Delivering the keynote address, Dlamini-Zuma said where there is good governance, there is “little room for corruption”.
“If there’s accountability, you minimise corruption. If there’s integrity, you minimise (corruption),” said Dlamini-Zuma.
“If you are value-driven, you minimise corruption. We must talk about the whole value chain. If the value chain is right, the end result will be right.
We must have ethics, integrity, accountability and good governance.” Corruption, she said, was “an end result of unethical behaviour, bad governance and non-accountable leadership”.
She urged leaders across society to “do the right thing”. “As leaders, we must be the conscience. We must make sure that the right thing is done.
We must make sure that there is accountability. “We must be prepared to take responsibility for the wrongdoing.
It is people who do wrong, it is not local government as a sphere. It is not government as an institution,” said Dlamini-Zuma.
She said it is critical for society to be ethical, disciplined and transparent. On law enforcement, she said agencies should be accountable and impartial.

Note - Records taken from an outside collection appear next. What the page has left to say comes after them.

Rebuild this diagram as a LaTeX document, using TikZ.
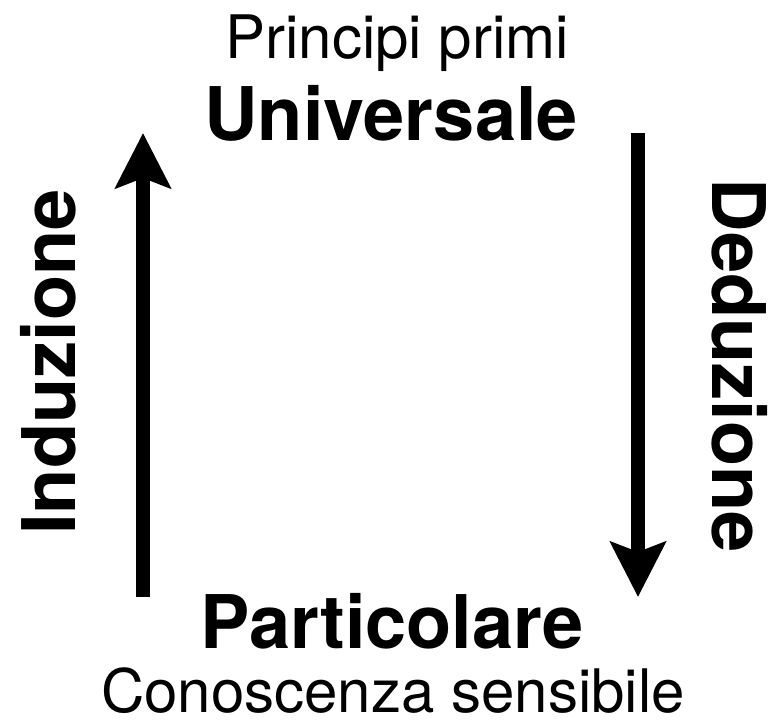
\documentclass[tikz,border=0pt]{standalone}
\usepackage{fontspec}
\setmainfont{TeX Gyre Heros}
\usetikzlibrary{arrows.meta}
\begin{document}
\begin{tikzpicture}[x=1pt, y=-1pt,
  lbl/.style={anchor=base, inner sep=0pt, font=\fontsize{60}{66}\selectfont},
  big/.style={anchor=base, inner sep=0pt, font=\fontsize{74}{80}\selectfont\bfseries},
  flow/.style={line width=14pt, -{Stealth[length=55pt, width=55pt, inset=10pt]}}]
\useasboundingbox (0,0) rectangle (771,723);
\node[lbl] (prin) at (397,58) {Principi primi};
\node[big] (univ) at (391,140) {Universale};
\node[big] (part) at (392,648) {Particolare};
\node[lbl] (cono) at (393,712) {Conoscenza sensibile};
\node[big, rotate=90] (indu) at (75,362) {Induzione};
\node[big, rotate=-90] (dedu) at (712,366) {Deduzione};
\coordinate (ia) at (143,597);
\coordinate (ib) at (143,133);
\coordinate (da) at (638,133);
\coordinate (db) at (638,597);
\draw[flow] (ia) -- (ib);
\draw[flow] (da) -- (db);
\end{tikzpicture}
\end{document}
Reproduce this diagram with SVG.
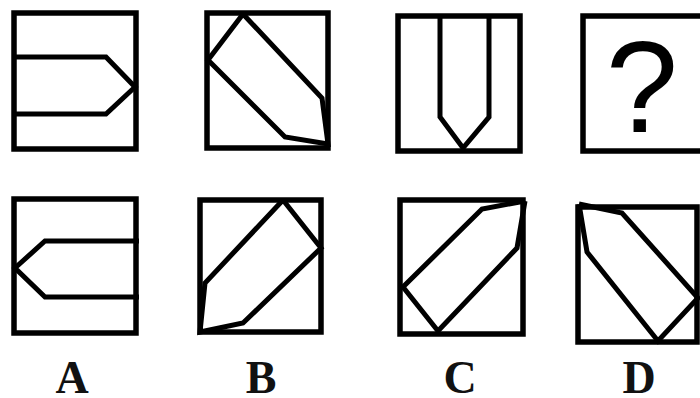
<svg xmlns="http://www.w3.org/2000/svg" width="700" height="398" viewBox="0 0 700 398">
<style>
.box{fill:none;stroke:#000;stroke-width:5.5}
.ln{fill:none;stroke:#000;stroke-width:5;stroke-linejoin:miter;stroke-linecap:butt}
.lbl{font-family:"Liberation Serif","Times New Roman",serif;font-weight:bold;font-size:46px;text-anchor:middle;fill:#111}
.q{font-family:"Liberation Sans",Arial,sans-serif;font-size:130px;text-anchor:middle;fill:#000}
</style>
<rect width="700" height="398" fill="#fff"/>
<g id="fig1">
<rect class="box" x="14" y="13" width="122" height="136"/>
<polyline class="ln" points="14,57 106,57 135,87 106,114 14,114"/>
</g>
<g id="fig2">
<rect class="box" x="207" y="13" width="121" height="135"/>
<polyline class="ln" points="243,14 208,60 285,137 328,144 322,98 243,14"/>
</g>
<g id="fig3">
<rect class="box" x="398" y="16" width="122" height="135"/>
<polyline class="ln" points="440,16 440,117 463,148 489,117 489,16"/>
</g>
<g id="fig4">
<rect class="box" x="583" y="16" width="125" height="135"/>
<text class="q" x="642" y="132">?</text>
</g>
<g id="optA">
<rect class="box" x="14" y="199" width="122" height="134"/>
<polyline class="ln" points="139,241 45,241 15,268 45,297 139,297"/>
</g>
<g id="optB">
<rect class="box" x="200" y="200" width="121" height="132"/>
<polyline class="ln" points="283,200 321,248 243,323 200,332 205,283 283,200"/>
</g>
<g id="optC">
<rect class="box" x="400" y="200" width="123" height="134"/>
<polyline class="ln" points="525,201 482,209 403,287 438,331 517,248 525,201"/>
</g>
<g id="optD">
<rect class="box" x="578" y="207" width="119" height="135"/>
<polyline class="ln" points="579,204 622,213 698,298 658,341 587,252 579,204"/>
</g>
<g id="labels">
<text class="lbl" x="72" y="393">A</text>
<text class="lbl" x="261" y="393">B</text>
<text class="lbl" x="460" y="393">C</text>
<text class="lbl" x="639" y="393">D</text>
</g>
</svg>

She decried the time it takes for cases to be finalised in court after the initial arrest of suspects, saying this has the potential to discredit police investigations and prosecutions.
“It erodes the trust in (law enforcement systems).” SIU head advocate Andy Mothibi said corruption is prevailing in every sector of society.
An anti-corruption vulnerable sector risk assessment conducted by the National Anti-Corruption Local Government Ethical Leadership Initiative found that corruption is perverse in all sectors of society.
The exercise identified risks in the health, local government, infrastructure, border management, state-owned entities, education, NPOs, and energy sector, among others.
Batohi said while government has good crime fighting strategies, the country often does not implement these.
“In law enforcement, we are working really hard on the reactive side of fighting corruption. But the root cause – in the local government space – is a lack of good governance and ethical leadership.
That is where we need to focus,” she said. The country cannot “investigate and prosecute” itself from the problem of corruption, “as long we do not attend to the root cause”, the NDPP reiterated.